Tartuffe

Much like the great comedies of our time, "Tartuffe" is founded on serious issues. The 17th-century comedy, written by Moliere, achieves a representation of human nature through farce and satire. Moliere had a method of portraying life that could not be matched, not even by the likes of Shakespeare or Sophocles.
"The show really has a good message," said Josh Wintersteen, a junior theatre major who plays Cleante in the upcoming performance of the play at UW-Green Bay. "It brings up questions about truth, society and religion that everyone has thought about before."

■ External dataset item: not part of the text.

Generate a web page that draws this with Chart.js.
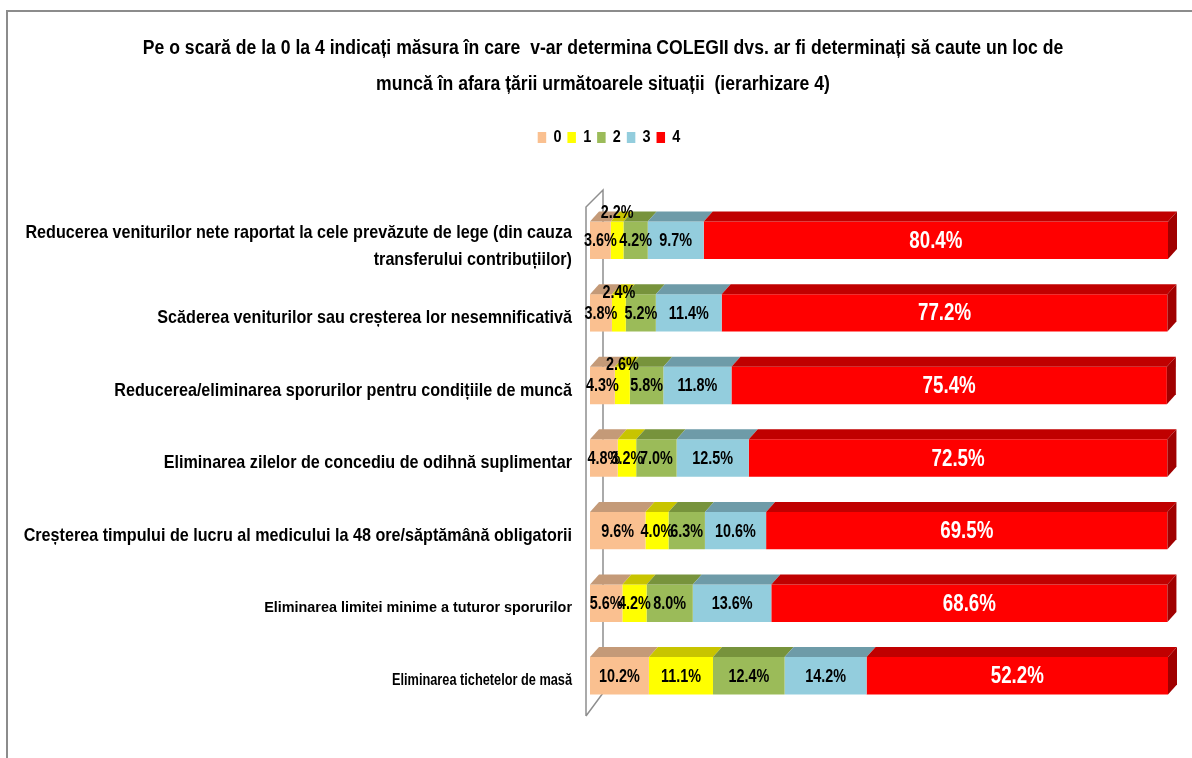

"The purpose of the playwright is to expose hypocrisy and the gullibility that makes it possible, by casting it in a comic light," said John Mariano, director of the play. "As Moliere said himself,'To expose vices to everyone's laughter is to deal them a mighty blow.'"
"Tartuffe" has been recognized as Moliere's greatest and most representative play, but it has also met great hostility and opposition.
First performed as a private production for King Louis XIV in 1664, the play was then banned from public performance because of strong objections by officials of the Catholic Church. Moliere protested, revised the play and produced it twice more before the ban was lifted in 1669, when it was performed for the public.
The satire was so effective that the word "Tartuffe" has become part of the English language. However, it also made Moliere many enemies. He was attacked and slandered for his criticisms of human nature.
In preparing for the production, the actors and production staff have been presented with many challenges.
"The biggest challenge is probably the language," Mariano said. "Many of the actors are working on theirfirst classical play. The language is rich and written entirely in rhymed couplets."